Les méandres du temps
Si chez Rivers, fiction et documentaire se confondent, c’est que le présent est hanté par des temporalités multiples empreintes d’imaginaire. Il le met explicitement en scène dans une séquence de Ghost Strata, où un scientifique explique que les accidents d’une paroi rocheuse sont autant de traces du passé. À la manière du séquoia de Vertigo, ces marques sont l’inscription matérielle de l’écoulement du temps. D’abord filmé en couleur, l’entretien met l’accent sur la main de l’interlocuteur, tournée vers la roche. Une coupe brutale interrompt son discours au moment où il allait détailler ce qu’il y perçoit : « This is the image of… ». Un plan fixe en noir et blanc nous confronte alors à la surface accidentée du lit de cette rivière asséchée ; il est alors possible d’y discerner, gravé dans la paroi, l’esquisse d’un crâne humain. Ces plans ont presque une valeur d’apprentissage pour le spectateur, invité à compléter la phrase du scientifique : les fantômes apparaissent à celui qui sait investir la matérialité du monde par son imagination.

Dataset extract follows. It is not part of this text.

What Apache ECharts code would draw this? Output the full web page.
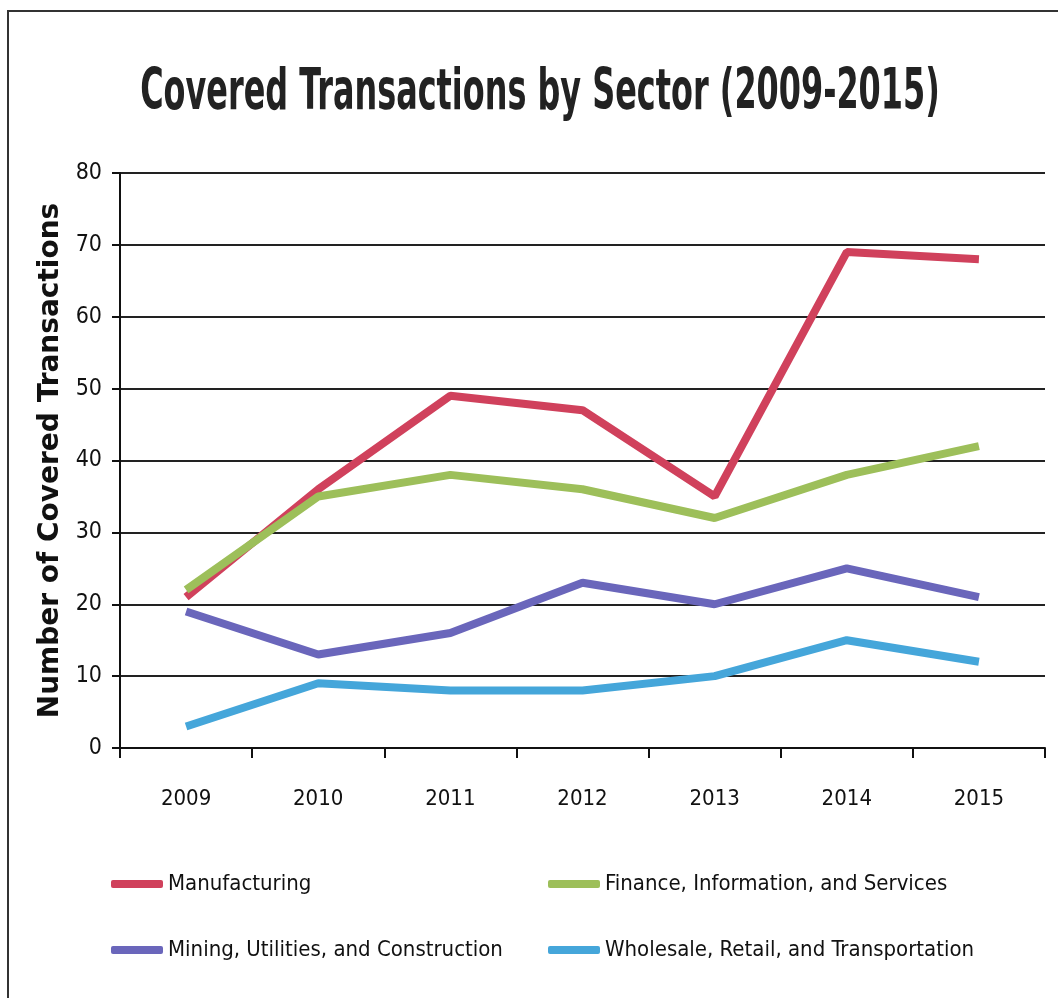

Dès lors, la fiction n’apparaît plus comme un ailleurs du réel, mais actualise ce que celui-ci contient en germe. Dans une autre séquence du film, le faisceau lumineux d’une lampe isole des détails d’un tableau de Hogarth. En voix off, une femme déplie le récit qui sommeillait dans ces images venues du passé. Un autre versant de la filmographie de Rivers se propose toutefois d’ouvrir le présent au futur : il s’agit de la trilogie formée par Look Then Below, Urth et Slow Action, conçue en collaboration avec l’écrivain de science-fiction Mark von Schlegell. Les trois films reposent sur un procédé similaire : des récits futuristes énoncés en voix off se superposent à des images documentaires et contemporaines. Transformant en décors post-apocalyptiques des paysages actuels, ces films pointent que les catastrophes climatiques à venir hantent déjà notre monde. Passé, présent et futur ne forment donc pas un continuum linéaire mais ces temporalités hétérogènes multiplient les embranchements secrets. Le cinéma de Ben Rivers nous invite à se perdre dans ces méandres.